Absorvendo com perfeição o escárnio que toma conta da narrativa, Strong chega muito perto de transformar Cohn numa caricatura, mas é seguro e talentoso o bastante para perceber que a natureza peculiar do protagonista jamais permitirá que essa linha tênue seja cruzada. São dele as sequências mais divertidas, com o mentor entregando-se às mesmas bravatas que viriam a se tornar marca registrada de seu pupilo. O fato de serem pérolas hilárias (“não quero saber qual é a Lei e sim quem é o juiz!”) não impede o espectador de sentir repulsa perante o que ouve de dois homens brancos, privilegiados e completamente desprovidos de moralidade. Entregando-se sem reservas a subornos, chantagens e outras técnicas sujas, Cohn não mede esforços para limpar a sujeira da família Trump, incluindo uma acusação de discriminação racial e o argumento do patriarca revela-se absolutamente cirúrgico (“como posso ser racista se meu motorista é negro?”). Roy não fica atrás, ostentando uma coleção de gravações com declarações comprometedoras de praticamente todos aqueles com cargos públicos nos Estados Unidos. Strong exala segurança, ilustrando a canalhice do advogado e reforçando o arco construído pelo roteiro, o que engrandece sua performance no ato final, quando o personagem mostra-se debilitado.
Refletindo a qualidade narrativa (mesmo que o tom claudique esporadicamente), a ambientação é irrepreensível.

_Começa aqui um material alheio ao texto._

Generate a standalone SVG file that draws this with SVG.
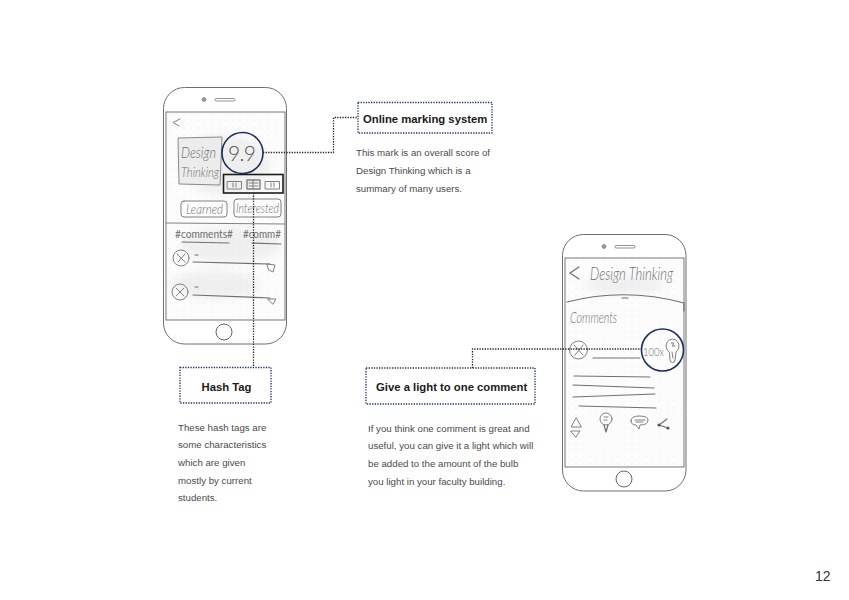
<svg xmlns="http://www.w3.org/2000/svg" width="849" height="600" viewBox="0 0 849 600">
<style>
.ph{fill:#fff;stroke:#6e6e6e;stroke-width:1}
.scr{fill:#fcfcfc;stroke:#777;stroke-width:1}
.sk{fill:none;stroke:#808080;stroke-width:1;stroke-linecap:round;stroke-linejoin:round}
.skd{fill:none;stroke:#707070;stroke-width:1.2;stroke-linecap:round}
.hw{font-family:"Lato","Liberation Sans",sans-serif;font-style:italic;font-weight:300;fill:#6f6f6f}
.ring{fill:none;stroke:#1b2f5e;stroke-width:1.6}
.box{fill:#fff;stroke:#1b2f5e;stroke-width:1.3;stroke-dasharray:1.3 1.3}
.conn{fill:none;stroke:#222;stroke-width:1.3;stroke-dasharray:1.3 1.3}
.h{font-family:"Liberation Sans",Arial,sans-serif;font-weight:700;font-size:11.3px;fill:#1a1a1a}
.b{font-family:"Liberation Sans",Arial,sans-serif;font-size:9.7px;fill:#4a4a4a}
.smudge{fill:#bdbdbd;opacity:.2;filter:url(#blur)}
</style>
<defs>
<filter id="blur" x="-30%" y="-30%" width="160%" height="160%"><feGaussianBlur stdDeviation="4"/></filter>
<pattern id="dots" width="7" height="7" patternUnits="userSpaceOnUse"><circle cx="2" cy="2" r=".45" fill="#d8d8d8"/></pattern>
</defs>
<rect width="849" height="600" fill="#fff"/>

<g id="phone-left">
<rect class="ph" x="163.500" y="87.500" width="123" height="256.500" rx="21" ry="21"/>
<circle cx="204" cy="99.500" r="2" fill="#999" stroke="#777" stroke-width=".6"/>
<rect x="215" y="98.500" width="20" height="2.500" rx="1.200" fill="#fff" stroke="#777" stroke-width=".8"/>
<rect class="scr" x="166" y="112" width="119" height="208"/>
<rect x="166.500" y="112.500" width="118" height="207" fill="url(#dots)"/>
<ellipse class="smudge" cx="225" cy="165" rx="45" ry="30"/>
<ellipse class="smudge" cx="230" cy="245" rx="50" ry="18"/>
<ellipse class="smudge" cx="215" cy="285" rx="45" ry="14"/>
<circle cx="224" cy="332" r="8" fill="#fff" stroke="#666" stroke-width="1"/>
<path class="sk" d="M180 119L173 122.500L179 126"/>
<path d="M178 138L222 137L220 185L179 184Z" fill="#ececec" stroke="#8a8a8a" stroke-width="1"/>
<text class="hw" x="181" y="158" font-size="15" textLength="35" lengthAdjust="spacingAndGlyphs">Design</text>
<text class="hw" x="181" y="177" font-size="14" textLength="38" lengthAdjust="spacingAndGlyphs">Thinking</text>
<text class="hw" x="228" y="161" font-size="21" textLength="28" style="fill:#555;font-style:normal">9.9</text>
<g class="sk">
<rect x="227.500" y="181.500" width="14" height="7.500"/><path d="M233 183v4M236 183v4"/>
<rect x="247" y="180" width="13" height="9" stroke-width="1.400"/><path d="M249 183h9M249 186h9M253 180v9"/>
<rect x="265.500" y="181.500" width="14" height="7.500"/><path d="M271 183v4M274 183v4"/>
</g>
<rect x="223.500" y="174.500" width="59.500" height="18.500" fill="none" stroke="#1c1c1c" stroke-width="1.600"/>
<rect class="sk" x="181" y="201" width="46" height="16" rx="3"/>
<text class="hw" x="186" y="214" font-size="14" textLength="37" lengthAdjust="spacingAndGlyphs">Learned</text>
<rect class="sk" x="234" y="199" width="47" height="18" rx="3"/>
<text class="hw" x="236" y="213" font-size="14" textLength="43" lengthAdjust="spacingAndGlyphs">Interested</text>
<path class="sk" d="M166 223L285 224"/>
<text class="hw" x="175" y="238" font-size="11" textLength="58" lengthAdjust="spacingAndGlyphs" style="font-style:normal;font-weight:400">#comments#</text>
<text class="hw" x="243" y="238" font-size="11" textLength="38" lengthAdjust="spacingAndGlyphs" style="font-style:normal;font-weight:400">#comm#</text>
<path class="skd" d="M182 242L229 243M252 243L281 244"/>
<circle class="sk" cx="181" cy="258" r="8"/><path class="sk" d="M177 254L185 262M185 254L178 262"/>
<path class="skd" d="M195 255H198M193 262L270 264"/>
<path class="sk" d="M267 264L275 265L273 272L269 270Z" fill="#999"/>
<circle class="sk" cx="180" cy="292" r="8"/><path class="sk" d="M176 288L184 296M184 288L176 296"/>
<path class="skd" d="M195 287H198M193 295L270 298"/>
<path class="sk" d="M268 299L276 299L273 304Z"/>
</g>

<g id="phone-right">
<rect class="ph" x="562.500" y="234.500" width="123.500" height="256.500" rx="21" ry="21"/>
<circle cx="604" cy="246.500" r="2" fill="#999" stroke="#777" stroke-width=".6"/>
<rect x="615" y="245.500" width="20" height="2.500" rx="1.200" fill="#fff" stroke="#777" stroke-width=".8"/>
<rect class="scr" x="565" y="258" width="119" height="209"/>
<rect x="565.500" y="258.500" width="118" height="208" fill="url(#dots)"/>
<ellipse class="smudge" cx="625" cy="285" rx="40" ry="9"/>
<circle cx="624" cy="479" r="8" fill="#fff" stroke="#666" stroke-width="1"/>
<path class="skd" d="M579 267L570 273L579 279"/>
<text class="hw" x="590" y="280" font-size="18" textLength="83" lengthAdjust="spacingAndGlyphs">Design Thinking</text>
<path class="skd" d="M567 302Q625 287 684 303M684 303V311M622 298H628"/>
<text class="hw" x="570" y="323" font-size="15" textLength="47" lengthAdjust="spacingAndGlyphs">Comments</text>
<circle class="sk" cx="578.500" cy="350" r="9"/><path class="sk" d="M574 345L583 355M583 345L575 355"/>
<path class="skd" d="M593 358H640M574 376L650 377M573 385L654 388M573 397L655 394M579 406L656 408"/>
<text class="hw" x="643" y="356" font-size="12" textLength="21" lengthAdjust="spacingAndGlyphs" style="font-style:normal">100x</text>
<path class="sk" d="M669 352a6.500 7 0 1 1 7 0L675 360a2 2 0 0 1-5 0Z"/><path class="sk" d="M671 343h3l-2 3h3M672 352L673 358"/>
<path class="sk" d="M576 418L571 427H581ZM571 431H580L576 437Z"/>
<circle class="sk" cx="606" cy="419" r="6"/><path class="skd" d="M604 425L606 432M608 425L606 432"/><path class="sk" d="M604 417h4M604 420h3"/>
<path class="sk" d="M631 421Q631 416 639 416Q648 416 648 420Q648 425 640 425L639 429L636 425Q631 425 631 421Z"/><path class="sk" d="M635 420H645M636 422H643"/>
<path class="skd" d="M667 419L659 425L668 428"/>
<circle cx="659" cy="425" r="1.600" fill="#555"/><circle cx="668" cy="428" r="1.600" fill="#555"/>
</g>

<g id="connectors">
<path class="conn" d="M263 152.500H333.500V117.500H357"/>
<path class="conn" d="M253.500 193V367"/>
<path class="conn" d="M472.500 368V349H642"/>
</g>

<g id="node-score"><circle class="ring" cx="242.500" cy="153" r="20.500"/></g>
<g id="node-light"><circle class="ring" cx="662.500" cy="350" r="21"/></g>

<g id="node-online">
<rect class="box" x="358" y="102.500" width="134" height="30.500"/>
<text class="h" x="363" y="122.500">Online marking system</text>
<g class="b"><text x="356" y="156">This mark is an overall score of</text><text x="356" y="174">Design Thinking which is a</text><text x="356" y="192">summary of many users.</text></g>
</g>
<g id="node-hash">
<rect class="box" x="180" y="367.500" width="91" height="35.500"/>
<text class="h" x="201.500" y="390.500">Hash Tag</text>
<g class="b"><text x="178" y="431">These hash tags are</text><text x="178" y="448">some characteristics</text><text x="178" y="466">which are given</text><text x="178" y="484">mostly by current</text><text x="178" y="501">students.</text></g>
</g>
<g id="node-give">
<rect class="box" x="366" y="368" width="169" height="36"/>
<text class="h" x="376" y="391">Give a light to one comment</text>
<g class="b"><text x="368" y="432">If you think one comment is great and</text><text x="368" y="449">useful, you can give it a light which will</text><text x="368" y="467">be added to the amount of the bulb</text><text x="368" y="485">you light in your faculty building.</text></g>
</g>
<text x="815" y="581" font-family="Liberation Sans,Arial,sans-serif" font-size="14" fill="#333">12</text>
</svg>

Como se não bastasse a meticulosa recriação de época, a própria fotografia de Kasper Tuxen (A Pior Pessoa do Mundo) faz questão de ilustrar a época retratada, fazendo-se valer de uma razão de aspecto quadrada e com um tratamento visual remetendo diretamente às fitas utilizadas nas décadas de 70 e 80, trazendo um ar de VHS às imagens (até as linhas azuladas estão presentes). Já a trilha sonora de Martin Dirkov, colaborador habitual de Ali Abbasi, faz da irregularidade sua força motriz, surpreendendo ao mesclar os acordes pesados das composições incidentais com canções inusitadas (uma, em específico, tem gemidos em versos imortalizados por Andrea Boccelli).
Essa irreverência, inclusive, casa com o sarcasmo à la Adam McKay que rege algumas sequências e aproxima O Aprendiz de um episódio de The Office. Mas o protagonista não é Ron Burgundy, nem Michael Scott, e sim um sujeito que utilizou o dinheiro herdado pelo pai para projetar uma vida construída à base de trapaças e transgressões (para ficar só em eufemismos). Que este homem sequer tenha demonstrado decência e humildade ao reconhecer a importância (outro eufemismo) de seu mentor, só não faz mais sentido que sua vitória na recente eleição presidencial estadunidense. A segunda, vale lembrar.